Second, this passage is brutal. It depicts one group of people being sent to everlasting reward and another to everlasting torment. And in my experience, many of the people who are most serious about putting love into practice tend to be very scrupulous: they tend to have very high moral standards and to beat themselves up when they fail to live up to them. And if you’re this kind of person, it’s easy to read this kind of passage, recognize all the ways you could do more, and instead of saying “okay I’ll work on these” you say “oh no I’m a failure and I’m a goat and God hates me.”
And that’s not at all what the passage says! But what makes this so pernicious is that from the inside this feels like humility.
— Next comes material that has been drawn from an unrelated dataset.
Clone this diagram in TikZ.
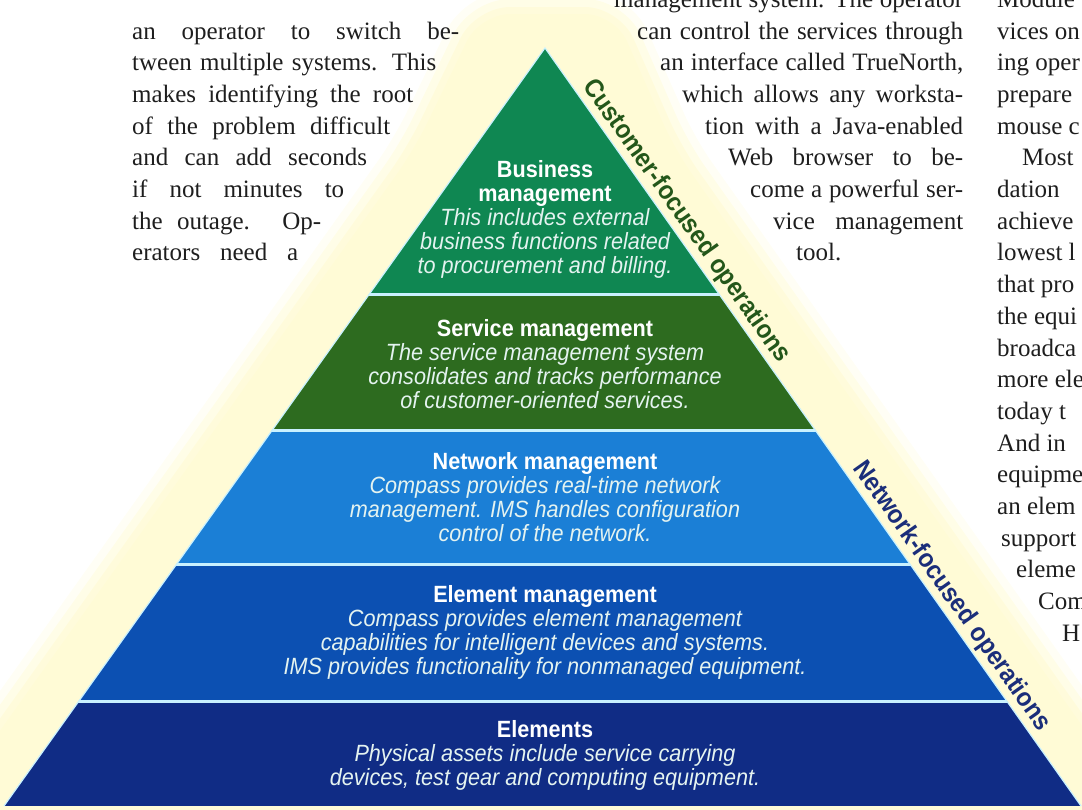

It feels like I’m just recognizing my own shortcomings, when I’m really pushing God away. It’s like when I play catch with my seven-year-old nephew, [Since this is UChicago: Catch is a game where you throw a ball back and forth] and he drops the ball once and falls on the ground and goes “I SUCK at baseball. I HATE this. I’m NO GOOD.” and we’ll say “no, you’re great!” but what I want to say is “of course you suck. You’re seven. Of course you, a child, are not a professional baseball player. We’ll keep playing and you’ll get better.”
But then we come along and we want to give all we have to the poor and we discover there’s stuff we don’t need or privileges we didn’t earn that we aren’t ready to give up. And instead of saying “I’ll start with what I can” we say “I SUCK at generosity. I’m NO GOOD and God HATES me” and sometimes we try to counter this in our friends with “no, you’re such a good person” or “God wouldn’t ask you to give up [thing only 10% of the world can afford].” But if I’m being honest I really think God’s response is closer to “of course you suck at this. You just started. This is hard and of course you, a human, are not as generous or loving as the God of the universe. We’ll stick with it and you’ll keep getting better.”
Because while we are called to love deeply and sacrificially, our ultimately hope is not that we -- today -- will do everything perfectly. Do you not know? Have you not heard? There is a God who sits enthroned above the circle of the earth, and he deeply loves us little grasshoppers. There is a Christ, crucified, whose sacrifice which we are about to celebrate will redeem and make new the most broken, painful, heart-rending pieces of human suffering. To whom will you compare him? Who is his equal? God is so much greater than you could possibly imagine. And his love will succeed where ours does not. And he will be faithful to us, and to you specifically, no matter what.
So my invitation to you today is to figure out where you can feed Jesus, today. Where you can welcome Jesus the stranger, today. Where you can visit Jesus in prison, today. Something concrete, and something you are really capable of doing. Not some hypothetical perfect version of yourself, but you as you are today. And my hope and prayer is that you would bring that to Jesus and see what he does with it. Today. And Tomorrow. And forever. Thank you.